Abstract

The main aim of this paper is to discuss the socio-political meaning of the transnational literary production made by female migrant writers. Thus, it analyses their role in the framework of the ‘hybrid’ literary production of the 21st century in Europe, such as Spain and Italy. Moving away from the idea of national literatures, this paper investigates literature as a geographical and emotional inquiry point and friction between languages, ideas, practices, literary institutions, female authors, and female voices in today’s markets. Hybrid literature written by first and second-generation migrants and displaced people is part of a huger concept of transnational literature, which breaks down with the idea of national identity and transiting towards a new conceptualization of hybridity in the literary production, also based on the translation of writings to other languages.
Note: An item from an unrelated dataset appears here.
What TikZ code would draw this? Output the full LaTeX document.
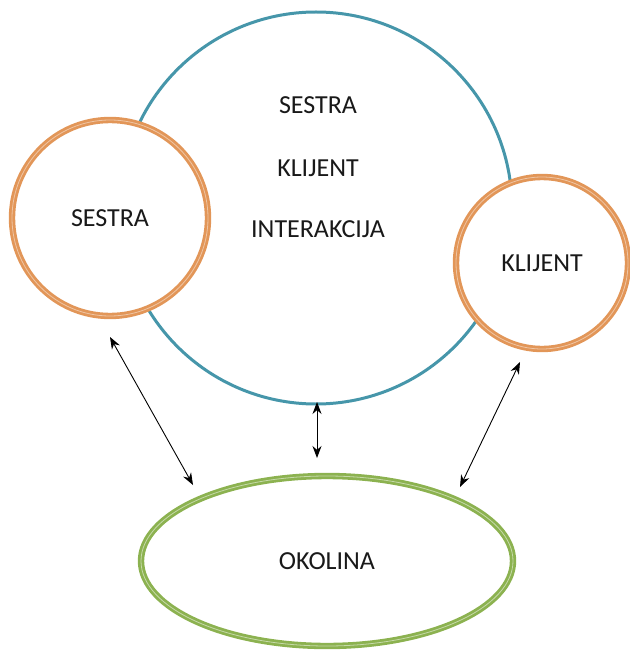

Based on the concept of ‘the location of culture’ and the conceptualization of the Bhabha’s ‘third space’, I will analyse the relation between the positioning of female migrant writers of 21st century and the role of hybridity and the reconceptualization of the ‘third space’ in their literary production. The preliminary findings show, firstly, the idea of reconceptualising it appears in light of the complexity of migrant people's realities and sex-gender differences. By adopting an intersectional lens, focused on the dialectic between gender and race/ethnicity and class, this paper analyses the tensions embedded in the re-positioning of four female migrant writers and their transnational experience (self)reflected in their writings. The present research contributes to the scientific knowledge in the field of cross-cultural literary studies, crossed with the migration study, through questioning the changing gender role and relations in transnational migrant literature. In addition, the findings show that today's reflection on ‘third space’ theory in the diasporic literature seems like an idea to be refined when migrant women are involved.